Failing to Maintain Continuing Education Requirements

Licensing is contingent upon the completion of administrative requirements, including mandatory continuing education (CE) courses and timely renewal. Each state mandates a specific number of CE hours that must be completed within a defined renewal cycle to ensure the agent remains current on law changes and professional ethics. Failing to complete these mandatory hours by the renewal deadline can cause a license to become inactive, immediately prohibiting the agent from practicing real estate. Repeated administrative failure to meet these requirements can lead to full license expiration or revocation.

Undisclosed Conflicts of Interest

A conflict of interest arises when an agent’s personal interests interfere with their duty to act solely in the best interest of their client. An undisclosed conflict is a serious ethical violation that breaches the agent’s fiduciary relationship. This includes situations where an agent acts as a principal, such as buying one of their own listings or selling a property they personally own, without providing written disclosure to all parties. Similarly, failing to disclose a close familial relationship with a buyer or seller can create a conflict of interest that compromises the agent’s objectivity and warrants disciplinary action.

Violating Fair Housing Laws

Violating federal and state fair housing laws involves illegal discrimination against members of protected classes. The federal Fair Housing Act prohibits discrimination based on race, color, religion, sex, national origin, disability, and familial status. Violations such as steering, which involves channeling clients toward or away from neighborhoods based on their protected class status, are prohibited. The illegal practice of blockbusting—inducing panic selling by suggesting that the entry of a protected class into a neighborhood will cause property values to decline—is also grounds for license loss. These actions violate both state license law and federal statutes, often leading to concurrent federal fines and license revocation.

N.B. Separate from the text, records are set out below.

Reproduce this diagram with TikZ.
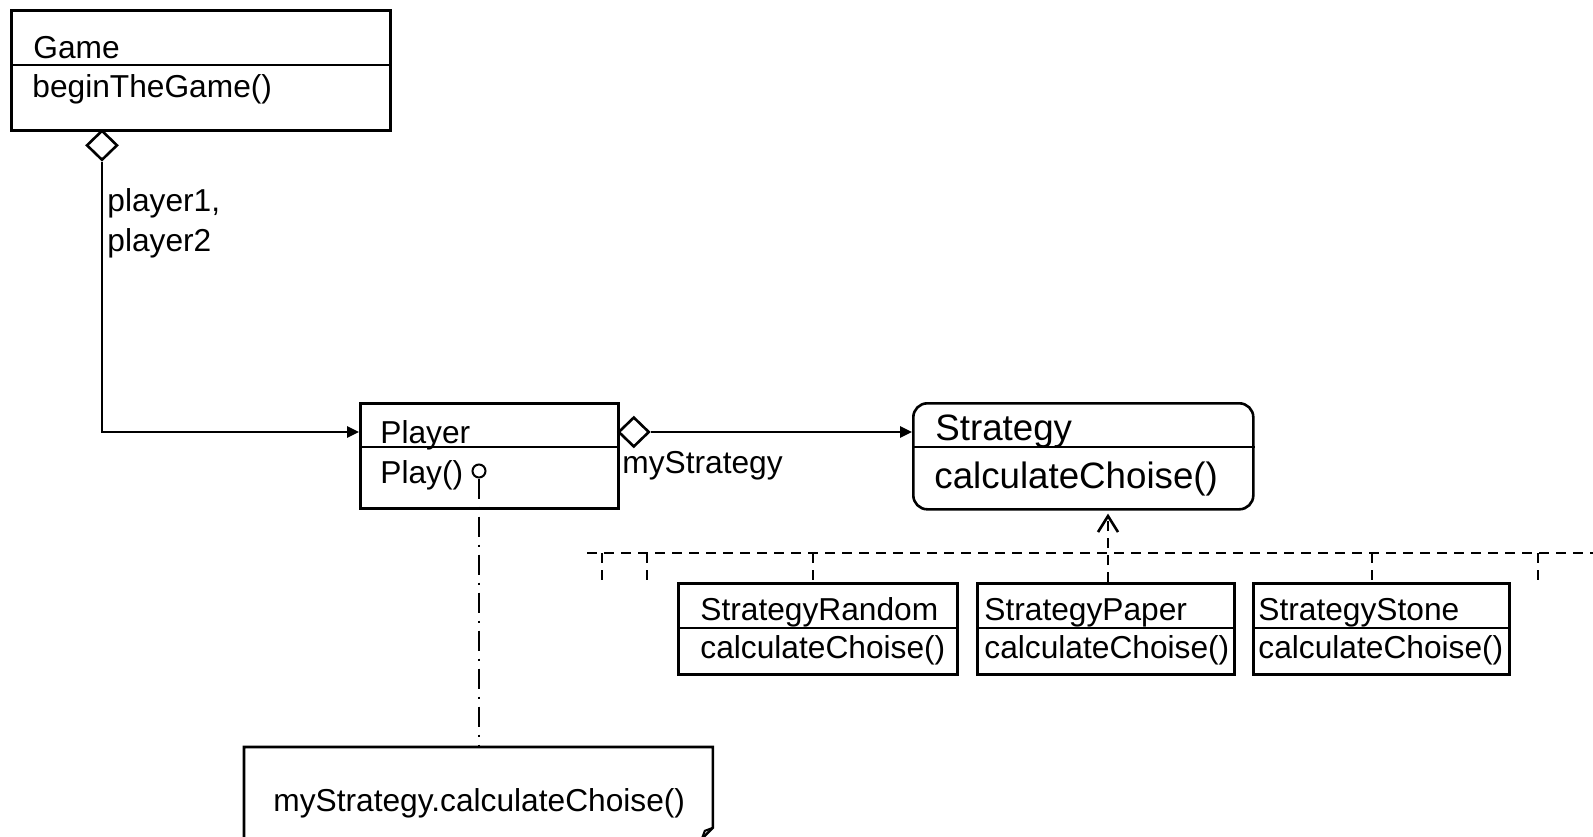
\documentclass[tikz,border=0pt]{standalone}
\usepackage{fontspec}
\setmainfont{Liberation Sans}
\usetikzlibrary{shapes.geometric, arrows.meta, positioning}

\begin{document}
\begin{tikzpicture}[
  x=0.5pt, y=-0.5pt,
  cls/.style={rectangle, draw, line width=1.3pt, inner sep=0pt, anchor=north west},
  lbl/.style={anchor=base west, inner sep=0pt, font=\fontsize{15.85}{19.7}\selectfont},
  biglbl/.style={lbl, font=\fontsize{18.35}{22}\selectfont},
  sep/.style={line width=1.3pt},
  aggr/.style={diamond, draw, fill=white, line width=1.3pt, inner sep=0pt,
               minimum width=15.5pt, minimum height=15pt},
  assoc/.style={line width=1.3pt, -{Triangle[length=6pt,width=5.5pt]}},
  realiz/.style={line width=1.3pt, dash pattern=on 5pt off 3.5pt},
  notelink/.style={line width=1.3pt, dash pattern=on 10pt off 4pt on 1pt off 4pt}
]
\clip (0,0) rectangle (1593,836);

% Game
\node[cls, minimum width=189.5pt, minimum height=60pt] (game) at (10,9) {};
\draw[sep] ([yshift=-28pt]game.north west) -- ([yshift=-28pt]game.north east);
\node[lbl] (gamename) at (33,58) {Game};
\node[lbl] (gameop) at (32,97) {beginTheGame()};
\node[aggr, anchor=north] (gdia) at (102,129) {};

% Player
\node[cls, minimum width=129pt, minimum height=52.5pt] (player) at (359,402) {};
\draw[sep] ([yshift=-22.5pt]player.north west) -- ([yshift=-22.5pt]player.north east);
\node[lbl] (playername) at (380,443) {Player};
\node[lbl] (playop) at (380,483) {Play()};
\node[circle, draw, line width=1pt, minimum size=6.5pt, inner sep=0pt] (lolly) at (479,471) {};
\node[aggr, anchor=west] (pdia) at (617,432) {};

% Strategy
\node[cls, rounded corners=7pt, minimum width=170pt, minimum height=53pt] (strategy) at (912,402) {};
\draw[sep] ([yshift=-22.5pt]strategy.north west) -- ([yshift=-22.5pt]strategy.north east);
\node[biglbl] (stratname) at (935,440) {Strategy};
\node[biglbl] (stratop) at (934,488) {calculateChoise()};

% concrete strategies
\node[cls, minimum width=139.5pt, minimum height=45.5pt] (random) at (677,582) {};
\node[cls, minimum width=128.5pt, minimum height=45.5pt, right=8.7pt of random] (paper) {};
\node[cls, minimum width=128pt, minimum height=45.5pt, right=8.2pt of paper] (stone) {};
\draw[sep] ([yshift=-23pt]random.north west) -- ([yshift=-23pt]random.north east);
\draw[sep] ([yshift=-23pt]paper.north west) -- ([yshift=-23pt]paper.north east);
\draw[sep] ([yshift=-23pt]stone.north west) -- ([yshift=-23pt]stone.north east);
\node[lbl] (randomname) at (700,620) {StrategyRandom};
\node[lbl] (randomop) at (700,658) {calculateChoise()};
\node[lbl] (papername) at (984,620) {StrategyPaper};
\node[lbl] (paperop) at (984,658) {calculateChoise()};
\node[lbl] (stonename) at (1258,620) {StrategyStone};
\node[lbl] (stoneop) at (1258,658) {calculateChoise()};

% note
\node[inner sep=0pt, minimum width=234pt, minimum height=55pt, anchor=north west] (note) at (244,747) {};
\draw[sep] (note.south west) -- (note.north west) -- (note.north east)
  -- ([yshift=15pt]note.south east) -- ([xshift=-15pt]note.south east);
\draw[line width=1pt] ([yshift=15pt]note.south east) -- ++(-4pt,-1.5pt) -- ++(-1.5pt,-4pt);
\node[lbl] (notetext) at (273,811) {myStrategy.calculateChoise()};

% associations
\draw[assoc] (gdia.south) |- ([yshift=-15pt]player.north west);
\node[lbl, align=left] (roles) at (107,251) {player1,\\player2};
\draw[assoc] (pdia.east) -- (pdia.east -| strategy.west);
\node[lbl] (rolename) at (622,473) {myStrategy};

% realization
\coordinate (busL) at (587,553);
\coordinate (busR) at (1593,553);
\draw[realiz] (busL) -- (busR);
\foreach \x in {602,647,1538}
  \draw[realiz] (\x,553) -- (\x,582);
\coordinate (rtop) at ([xshift=68pt]random.north west);
\coordinate (ptop) at ([xshift=66pt]paper.north west);
\coordinate (stop) at ([xshift=60pt]stone.north west);
\draw[realiz] (rtop |- busL) -- (rtop);
\draw[realiz] (stop |- busL) -- (stop);
\draw[realiz, -{Straight Barb[length=8pt,width=10pt]}, shorten >=1.5pt] (ptop) -- (ptop |- strategy.south);

% note link
\draw[notelink] (lolly.south) -- (lolly.south |- note.north);
\end{tikzpicture}
\end{document}
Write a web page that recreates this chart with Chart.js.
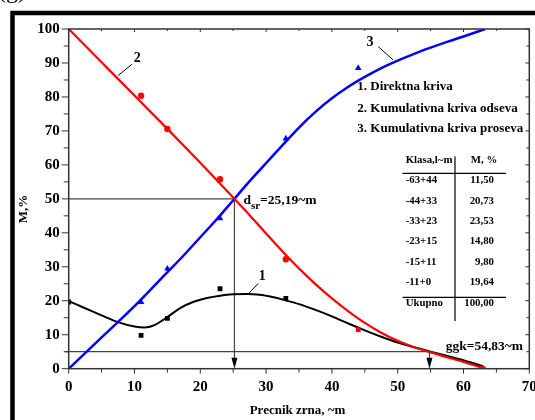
<!DOCTYPE html>
<html><head><meta charset="utf-8">
<script src="https://cdn.jsdelivr.net/npm/chart.js@4/dist/chart.umd.min.js"></script>
<style>html,body{margin:0;padding:0;background:#fff;overflow:hidden;}#wrap{width:535px;height:420px;position:relative;}canvas{display:block;}</style>
</head><body><div id="wrap"><canvas id="c" width="535" height="420" style="width:535px;height:420px"></canvas></div>
<script>
// ---- data ----
const tableClasses = ['-63+44', '-44+33', '-33+23', '-23+15', '-15+11', '-11+0'];
const tableMass = ['11,50', '20,73', '23,53', '14,80', '9,80', '19,64'];
const tableTotal = '100,00';

const directX = [0, 11, 15, 23, 33];
const directY = [19.64, 9.80, 14.80, 23.53, 20.73];
const oversizeX = [11, 15, 23, 33];
const oversizeY = [80.36, 70.56, 55.76, 32.23];
const oversizeSqX = [44, 63];
const oversizeSqY = [11.50, 0];
const undersizeX = [11, 15, 23, 33, 44];
const undersizeY = [19.64, 29.44, 44.24, 67.77, 88.50];

// fitted curves
const fitDirectX = [0, 2.5, 5, 7.5, 10, 11.5, 13, 15, 17, 19, 21, 23, 25, 27, 29, 31, 33, 35, 37.5, 40, 42.5, 45, 47.5, 50, 52.5, 55, 58, 61, 63];
const fitDirectY = [19.9, 17.8, 15.7, 13.7, 12.4, 12.1, 12.8, 15.2, 17.9, 19.7, 20.8, 21.5, 21.9, 22.0, 21.8, 21.1, 20.1, 19.0, 17.3, 15.4, 13.3, 11.3, 9.4, 7.7, 6.3, 5.0, 3.5, 1.9, 0.7];
const fitOverX = [0, 5, 10, 15, 20, 25, 27.5, 30, 32.5, 35, 37.5, 40, 42.5, 45, 47.5, 50, 52.5, 55, 57.5, 60, 63];
const fitOverY = [100, 90.2, 80.4, 70.6, 60.6, 50.4, 45.2, 39.8, 34.5, 29.5, 24.9, 20.7, 16.9, 13.5, 10.6, 8.2, 6.3, 4.8, 3.4, 2.0, 0.2];
const fitUnderX = [0, 5, 10, 15, 17.5, 20, 22.5, 25, 27.5, 30, 32.5, 35, 37.5, 40, 42.5, 45, 47.5, 50, 52.5, 55, 57.5, 60, 63.3];
const fitUnderY = [0, 9.2, 18.4, 28.4, 33.4, 38.7, 44.0, 49.6, 55.2, 60.5, 65.8, 71.0, 75.6, 79.6, 83.0, 85.9, 88.5, 90.7, 92.7, 94.5, 96.2, 97.8, 100];

const dSr = 25.19, dSrLevel = 50;
const ggk = 54.83, ggkLevel = 5;
const xMin = 0, xMax = 70, xStep = 10, xMinor = 5;
const yMin = 0, yMax = 100, yStep = 10, yMinor = 5;

const legendLines = ['1. Direktna kriva', '2. Kumulativna kriva odseva', '3. Kumulativna kriva proseva'];

const SERIF = '"Liberation Serif", "Times New Roman", serif';
const pts = (xs, ys) => xs.map((v, i) => ({x: v, y: ys[i]}));

function line(ctx, x1, y1, x2, y2) { ctx.beginPath(); ctx.moveTo(x1, y1); ctx.lineTo(x2, y2); ctx.stroke(); }
function arrowDown(ctx, x, yTip) {
  ctx.beginPath(); ctx.moveTo(x, yTip); ctx.lineTo(x - 3, yTip - 11); ctx.lineTo(x + 3, yTip - 11); ctx.closePath(); ctx.fill();
}

const decor = {
  id: 'decor',
  beforeDatasetsDraw(chart) {
    const {ctx, scales: {x, y}} = chart;
    ctx.save();
    ctx.strokeStyle = '#444'; ctx.lineWidth = 1.2;
    line(ctx, x.getPixelForValue(xMin), y.getPixelForValue(dSrLevel), x.getPixelForValue(dSr), y.getPixelForValue(dSrLevel));
    line(ctx, x.getPixelForValue(dSr), y.getPixelForValue(dSrLevel), x.getPixelForValue(dSr), y.getPixelForValue(0) - 8);
    line(ctx, x.getPixelForValue(xMin) - 4, y.getPixelForValue(ggkLevel), x.getPixelForValue(ggk), y.getPixelForValue(ggkLevel));
    line(ctx, x.getPixelForValue(ggk), y.getPixelForValue(ggkLevel), x.getPixelForValue(ggk), y.getPixelForValue(0) - 8);
    ctx.restore();
  },
  afterDatasetsDraw(chart) {
    const {ctx, chartArea: a, scales: {x, y}} = chart;
    ctx.save();
    ctx.fillStyle = '#000';
    arrowDown(ctx, x.getPixelForValue(dSr), y.getPixelForValue(0));
    arrowDown(ctx, x.getPixelForValue(ggk), y.getPixelForValue(0));
    ctx.strokeStyle = '#333'; ctx.lineWidth = 1.5;
    ctx.strokeRect(a.left, a.top, a.right - a.left, a.bottom - a.top);
    ctx.lineWidth = 1;
    for (let v = xMin; v <= xMax; v += xMinor) {
      const px = x.getPixelForValue(v), maj = v % xStep === 0;
      line(ctx, px, a.bottom, px, a.bottom + (maj ? 5 : 4));
      line(ctx, px, a.top, px, a.top + (maj ? 3 : 2));
    }
    for (let v = yMin; v <= yMax; v += yMinor) {
      const py = y.getPixelForValue(v), maj = v % yStep === 0;
      line(ctx, a.left - (maj ? 7 : 5), py, a.left, py);
      line(ctx, a.right, py, a.right - (maj ? 4 : 3), py);
    }
    ctx.strokeStyle = '#000'; ctx.lineWidth = 1;
    line(ctx, x.getPixelForValue(7.5), y.getPixelForValue(86.3), x.getPixelForValue(9.6), y.getPixelForValue(89.6));
    line(ctx, x.getPixelForValue(47.05), y.getPixelForValue(94.8), x.getPixelForValue(49.3), y.getPixelForValue(90.9));
    line(ctx, x.getPixelForValue(28.8), y.getPixelForValue(25.1), x.getPixelForValue(27.3), y.getPixelForValue(22.0));
    ctx.fillStyle = '#000';
    ctx.textBaseline = 'middle'; ctx.textAlign = 'center';
    ctx.font = 'bold 14px ' + SERIF;
    ctx.fillText('2', x.getPixelForValue(10.4), y.getPixelForValue(91.4));
    ctx.fillText('3', x.getPixelForValue(45.8), y.getPixelForValue(96.0));
    ctx.fillText('1', x.getPixelForValue(29.4), y.getPixelForValue(27.1));
    ctx.textAlign = 'left';
    ctx.font = 'bold 13px ' + SERIF;
    const ly = [87, 108.3, 128.8];
    legendLines.forEach((t, i) => ctx.fillText(t, 357.3, ly[i]));
    ctx.textBaseline = 'alphabetic';
    const dx = x.getPixelForValue(dSr) + 9, dy = y.getPixelForValue(dSrLevel) + 5;
    ctx.font = 'bold 13.5px ' + SERIF;
    ctx.fillText('d', dx, dy);
    let w = ctx.measureText('d').width;
    ctx.font = 'bold 11px ' + SERIF;
    ctx.fillText('sr', dx + w, dy + 5);
    w += ctx.measureText('sr').width;
    ctx.font = 'bold 13.5px ' + SERIF;
    ctx.fillText('=25,19~m', dx + w, dy);
    ctx.fillText('ggk=54,83~m', 445.7, 349.5);
    ctx.font = 'bold 10.8px ' + SERIF;
    ctx.textBaseline = 'middle';
    ctx.fillText('Klasa,l~m', 405.7, 160);
    ctx.textAlign = 'center';
    ctx.fillText('M, %', 484, 160);
    const rowY = [180.7, 201, 221.7, 241.7, 262.3, 282.7];
    tableClasses.forEach((c, i) => {
      ctx.textAlign = 'left'; ctx.fillText(c, 405.7, rowY[i]);
      ctx.textAlign = 'right'; ctx.fillText(tableMass[i], 494, rowY[i]);
    });
    ctx.textAlign = 'left'; ctx.fillText('Ukupno', 405.7, 303.5);
    ctx.textAlign = 'right'; ctx.fillText(tableTotal, 494, 303.5);
    ctx.strokeStyle = '#000'; ctx.lineWidth = 1.2;
    line(ctx, 402.5, 173.3, 506, 173.3);
    line(ctx, 402.5, 297.3, 506, 297.3);
    line(ctx, 455, 156.5, 455, 321);
    ctx.textAlign = 'center'; ctx.textBaseline = 'middle';
    ctx.font = 'bold 13px ' + SERIF;
    ctx.fillText('Precnik zrna, ~m', (a.left + a.right) / 2 - 1.5, 411);
    ctx.save(); ctx.translate(23.5, 209); ctx.rotate(-Math.PI / 2);
    ctx.fillText('M,%', 0, 0); ctx.restore();
    ctx.strokeStyle = '#000'; ctx.lineWidth = 4.5;
    ctx.beginPath(); ctx.moveTo(12.5, 440); ctx.lineTo(12.5, 13); ctx.lineTo(560, 13); ctx.stroke();
    ctx.textAlign = 'left'; ctx.textBaseline = 'alphabetic';
    ctx.font = '24px ' + SERIF;
    ctx.fillText('(g)', -2, -2);
    ctx.restore();
  }
};

const tickFont = {family: SERIF, size: 15, weight: 'bold'};

new Chart(document.getElementById('c'), {
  type: 'scatter',
  data: {
    datasets: [
      {data: pts(directX, directY), pointStyle: 'rect', pointRadius: 3.4, backgroundColor: '#000', borderColor: '#000', borderWidth: 0, order: 1},
      {data: pts(oversizeX, oversizeY), pointStyle: 'circle', pointRadius: 3.2, backgroundColor: '#ff0000', borderColor: '#ff0000', borderWidth: 0, order: 1},
      {data: pts(oversizeSqX, oversizeSqY), pointStyle: 'rect', pointRadius: 3.4, backgroundColor: '#ff0000', borderColor: '#ff0000', borderWidth: 0, order: 1},
      {data: pts(undersizeX, undersizeY), pointStyle: 'triangle', pointRadius: 3.8, backgroundColor: '#0000ff', borderColor: '#0000ff', borderWidth: 0, order: 1},
      {data: pts(fitOverX, fitOverY), showLine: true, pointRadius: 0, borderColor: '#ff0000', borderWidth: 2.2, cubicInterpolationMode: 'monotone', order: 2},
      {data: pts(fitUnderX, fitUnderY), showLine: true, pointRadius: 0, borderColor: '#0000ff', borderWidth: 2.5, cubicInterpolationMode: 'monotone', order: 3},
      {data: pts(fitDirectX, fitDirectY), showLine: true, pointRadius: 0, borderColor: '#000', borderWidth: 2, cubicInterpolationMode: 'monotone', order: 4}
    ]
  },
  options: {
    responsive: false,
    maintainAspectRatio: false,
    animation: false,
    devicePixelRatio: 1,
    layout: {padding: {top: 29, right: 5.7, left: 0, bottom: 0}},
    plugins: {legend: {display: false}, tooltip: {enabled: false}},
    scales: {
      x: {
        type: 'linear', min: xMin, max: xMax,
        ticks: {stepSize: xStep, font: tickFont, color: '#000', padding: 4, maxRotation: 0},
        grid: {display: true, drawOnChartArea: false, drawTicks: true, tickLength: 5, color: 'rgba(0,0,0,0)'},
        border: {display: false},
        afterFit(s) { s.height = 51.3; s.paddingLeft = 0; s.paddingRight = 0; }
      },
      y: {
        type: 'linear', min: yMin, max: yMax,
        ticks: {stepSize: yStep, font: tickFont, color: '#000', padding: 2},
        grid: {display: true, drawOnChartArea: false, drawTicks: true, tickLength: 7, color: 'rgba(0,0,0,0)'},
        border: {display: false},
        afterFit(s) { s.width = 68.7; s.paddingTop = 0; s.paddingBottom = 0; }
      }
    }
  },
  plugins: [decor]
});
</script>
</body></html>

The Difference Between Suspension and Revocation

Disciplinary actions by a state regulatory board generally result in suspension or revocation. A license suspension is a temporary cessation of the agent’s privilege to practice real estate, typically lasting for a fixed period, such as 30 days or six months. During this time, the agent cannot engage in any licensed activities and is usually required to meet certain conditions, such as paying a fine or completing additional remedial education, before the license can be reinstated.

License revocation is the permanent termination of the license. This penalty is reserved for the most severe forms of misconduct, including financial conversion, intentional fraud, or serious violations of fair housing laws. While some states allow an agent to petition for re-licensure after a substantial waiting period, often five to ten years, this process is rare and requires the agent to demonstrate complete rehabilitation and fitness to practice.